Musik voller Widerhaken
Christoph Vratz: Bernhard Lang ist der Komponist. Was ist das für eine Musik, die er dem Publikum anbietet?
Julia Spinola: Bernhard Lang ist ja im Jazz genauso beheimatet wie in der Avantgarde und in der elektronischen Musik. Die Musik bewegt sich oft in motorischen Patterns und kurzen Loops, also Wiederholungsschleifen. Aber sie ist dabei nie glatt, sondern voller kleiner Widerhaken und Unregelmäßigkeiten. Und dieses "Playing Trump", das fegt als suggestive Mischung aus Jazz, Pop, Minimal Music, Rap, aus elektronischer Tanzmusik voran und reißt dabei geradezu an Stilzitaten mit, was die amerikanische Musikgeschichte nur so hergibt. Marching Bands, Krimi-Soundtrack, Hip-Hop, Elektro-Rock und dazu auch vom Band immer wieder verfremdete Original-Klänge aus Trump-Reden mit Beifall. Alles sehr verfremdet, nie platt zitiert. Und das Wiederholungsprinzip von Langs Musik passt hervorragend zu dieser manipulativen Rhetorik von Trump, die ja ebenfalls mit unentwegter Wiederholung von Schlagwörtern und Versatzstücken spielt.
Christoph Vratz: Wie gelingt den Musikern die Umsetzung dieser Partiturvorlage?
Julia Spinola: Alles wird mit großem Einsatz und viel Feuer gespielt, vor allem die Schlagzeugerin Lin Chen, die ist wirklich brillant. Und dann gibt es noch den Saxophonisten Andreas Mader, der legt zwischendrin auch mal eine atemberaubende Solo-Improvisation hin. Ein bisschen feilen könnte man noch an der Präzision im Zusammenspiel. Das wird sich noch einruckeln, nehme ich an. Und Donatienne Michel-Dansac ist stimmlich absolut virtuos.
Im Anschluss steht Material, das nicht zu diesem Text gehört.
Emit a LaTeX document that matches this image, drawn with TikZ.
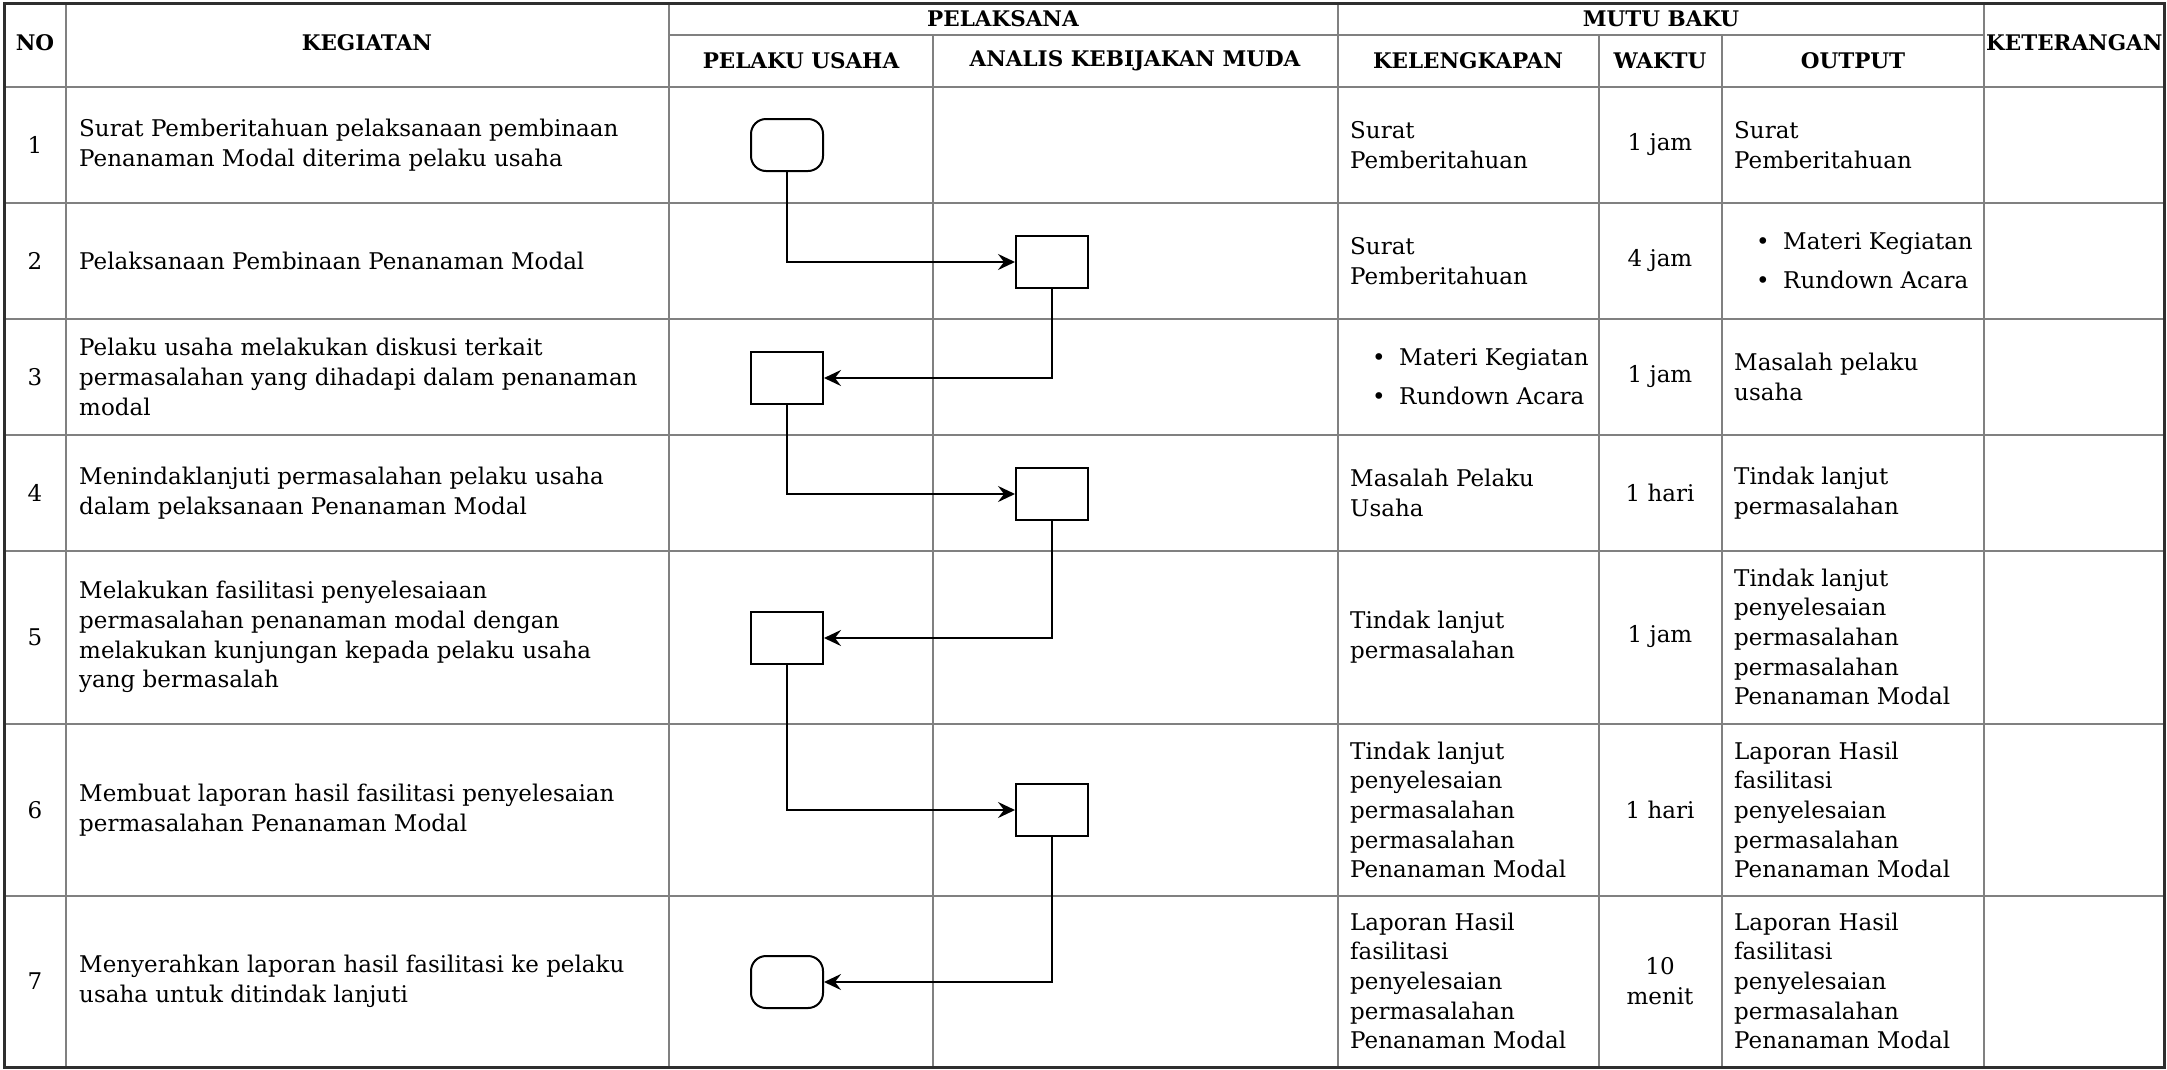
\documentclass[tikz,border=0pt]{standalone}
\usepackage{fontspec}
\setmainfont{DejaVu Serif}
\usetikzlibrary{arrows.meta}
\definecolor{gridgray}{HTML}{808080}
\definecolor{edgedark}{HTML}{2E2E2E}
\begin{document}
\begin{tikzpicture}[x=1pt,y=-1pt,
  gridline/.style={draw=gridgray, line width=2.6pt},
  body/.style={font=\fontsize{23}{29.7}\selectfont, inner sep=0pt, align=left, anchor=west},
  cbody/.style={font=\fontsize{23}{29.7}\selectfont, inner sep=0pt, align=center},
  head/.style={font=\bfseries\fontsize{21.5}{26}\selectfont, inner sep=0pt},
  procbox/.style={draw=black, line width=2pt, minimum width=72pt, minimum height=52pt, inner sep=0pt},
  termbox/.style={procbox, rounded corners=15pt},
  arr/.style={-{Stealth[length=17pt,width=16pt,inset=6pt]}, line width=2.2pt, draw=black},
]
\useasboundingbox (0,0) rectangle (2167,1069);
\fill[white] (0,0) rectangle (2167,1069);

% grid
\draw[gridline] (66,3) -- (66,1067);
\draw[gridline] (669,3) -- (669,1067);
\draw[gridline] (1338,3) -- (1338,1067);
\draw[gridline] (1984,3) -- (1984,1067);
\draw[gridline] (933,35) -- (933,1067);
\draw[gridline] (1599,35) -- (1599,1067);
\draw[gridline] (1722,35) -- (1722,1067);
\draw[gridline] (669,35) -- (1984,35);
\foreach \yy in {87,203,319,435,551,724,896}{
  \draw[gridline] (4,\yy) -- (2164,\yy);
}
\draw[draw=edgedark, line width=3pt] (4,3) rectangle (2164,1067);

% headers
\node[head] (hno) at (35,43) {NO};
\node[head] (hkeg) at (367,43) {KEGIATAN};
\node[head] (hpel) at (1003,19) {PELAKSANA};
\node[head] (hpu) at (801,61) {PELAKU USAHA};
\node[head] (hakm) at (1135,61) {ANALIS KEBIJAKAN MUDA};
\node[head] (hmb) at (1661,19) {MUTU BAKU};
\node[head] (hkel) at (1468,61) {KELENGKAPAN};
\node[head] (hwak) at (1660,61) {WAKTU};
\node[head] (hout) at (1853,61) {OUTPUT};
\node[head, anchor=west] (hket) at (1986,43) {KETERANGAN};

% numbers
\node[cbody] (n1) at (35,145) {1};
\node[cbody] (n2) at (35,261) {2};
\node[cbody] (n3) at (35,377) {3};
\node[cbody] (n4) at (35,493) {4};
\node[cbody] (n5) at (35,637) {5};
\node[cbody] (n6) at (35,810) {6};
\node[cbody] (n7) at (35,981) {7};

% kegiatan
\node[body] (k1) at (79,145) {Surat Pemberitahuan pelaksanaan pembinaan\\Penanaman Modal diterima pelaku usaha};
\node[body] (k2) at (79,261) {Pelaksanaan Pembinaan Penanaman Modal};
\node[body] (k3) at (79,377) {Pelaku usaha melakukan diskusi terkait\\permasalahan yang dihadapi dalam penanaman\\modal};
\node[body] (k4) at (79,493) {Menindaklanjuti permasalahan pelaku usaha\\dalam pelaksanaan Penanaman Modal};
\node[body] (k5) at (79,637) {Melakukan fasilitasi penyelesaiaan\\permasalahan penanaman modal dengan\\melakukan kunjungan kepada pelaku usaha\\yang bermasalah};
\node[body] (k6) at (79,810) {Membuat laporan hasil fasilitasi penyelesaian\\permasalahan Penanaman Modal};
\node[body] (k7) at (79,981) {Menyerahkan laporan hasil fasilitasi ke pelaku\\usaha untuk ditindak lanjuti};

% kelengkapan
\node[body] (l1) at (1350,145) {Surat\\Pemberitahuan};
\node[body] (l2) at (1350,261) {Surat\\Pemberitahuan};
\node[body] (l3) at (1372,377) {\makebox[27pt][l]{\textbullet}Materi Kegiatan\\[9pt]\makebox[27pt][l]{\textbullet}Rundown Acara};
\node[body] (l4) at (1350,493) {Masalah Pelaku\\Usaha};
\node[body] (l5) at (1350,637) {Tindak lanjut\\permasalahan};
\node[body] (l6) at (1350,810) {Tindak lanjut\\penyelesaian\\permasalahan\\permasalahan\\Penanaman Modal};
\node[body] (l7) at (1350,981) {Laporan Hasil\\fasilitasi\\penyelesaian\\permasalahan\\Penanaman Modal};

% waktu
\node[cbody] (w1) at (1660,145) {1 jam};
\node[cbody] (w2) at (1660,261) {4 jam};
\node[cbody] (w3) at (1660,377) {1 jam};
\node[cbody] (w4) at (1660,493) {1 hari};
\node[cbody] (w5) at (1660,637) {1 jam};
\node[cbody] (w6) at (1660,810) {1 hari};
\node[cbody] (w7) at (1660,981) {10\\menit};

% output
\node[body] (o1) at (1734,145) {Surat\\Pemberitahuan};
\node[body] (o2) at (1756,261) {\makebox[27pt][l]{\textbullet}Materi Kegiatan\\[9pt]\makebox[27pt][l]{\textbullet}Rundown Acara};
\node[body] (o3) at (1734,377) {Masalah pelaku\\usaha};
\node[body] (o4) at (1734,493) {Tindak lanjut\\permasalahan};
\node[body] (o5) at (1734,637) {Tindak lanjut\\penyelesaian\\permasalahan\\permasalahan\\Penanaman Modal};
\node[body] (o6) at (1734,810) {Laporan Hasil\\fasilitasi\\penyelesaian\\permasalahan\\Penanaman Modal};
\node[body] (o7) at (1734,981) {Laporan Hasil\\fasilitasi\\penyelesaian\\permasalahan\\Penanaman Modal};

% flow shapes
\node[termbox] (f1) at (787,145) {};
\node[procbox] (f2) at (1052,262) {};
\node[procbox] (f3) at (787,378) {};
\node[procbox] (f4) at (1052,494) {};
\node[procbox] (f5) at (787,638) {};
\node[procbox] (f6) at (1052,810) {};
\node[termbox] (f7) at (787,982) {};

% connectors
\draw[arr] (f1.south) |- (f2.west);
\draw[arr] (f2.south) |- (f3.east);
\draw[arr] (f3.south) |- (f4.west);
\draw[arr] (f4.south) |- (f5.east);
\draw[arr] (f5.south) |- (f6.west);
\draw[arr] (f6.south) |- (f7.east);
\end{tikzpicture}
\end{document}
In all diesen halsbrecherischen Registerwechseln, schrillen Koloraturen und sprunghaften Stimmungsumschwüngen, die diese Partie von ihr verlangt.
An der Grenze zur Verharmlosung
Christoph Vratz: Ist das jetzt eine Oper, die die nächsten Jahre überdauern wird? Oder doch ein historisches Schlaglicht, über das wir heute lächeln und schmunzeln können und das sich in absehbarer Zeit erledigt haben wird?
Julia Spinola: Tja, gute Frage. Also das Stück ist auf jeden Fall ein Wurf. Das ist nicht im strengen Sinn satirisch, löst sich von der realen Figur auch ein bisschen ab. Es ist ein Spiel mit den Mechanismen dieser Figur, mit den Manipulationsmechanismen, die quasi ästhetisch abgegriffen werden, wie der Titel "Playing Trump" ja auch andeutet. Und man kann sagen, es balanciert genau an der Grenze, aber sehr kalkuliert an der Grenze zur Verharmlosung. Ich fand hinterher, man kann sagen: "Playing Trump", das macht so viel Spaß, dass man ins Nachdenken darüber kommt, wie verführbar man selber vielleicht ist, weil es einfach Spaß macht, obwohl es ein böser Mensch ist dahinter.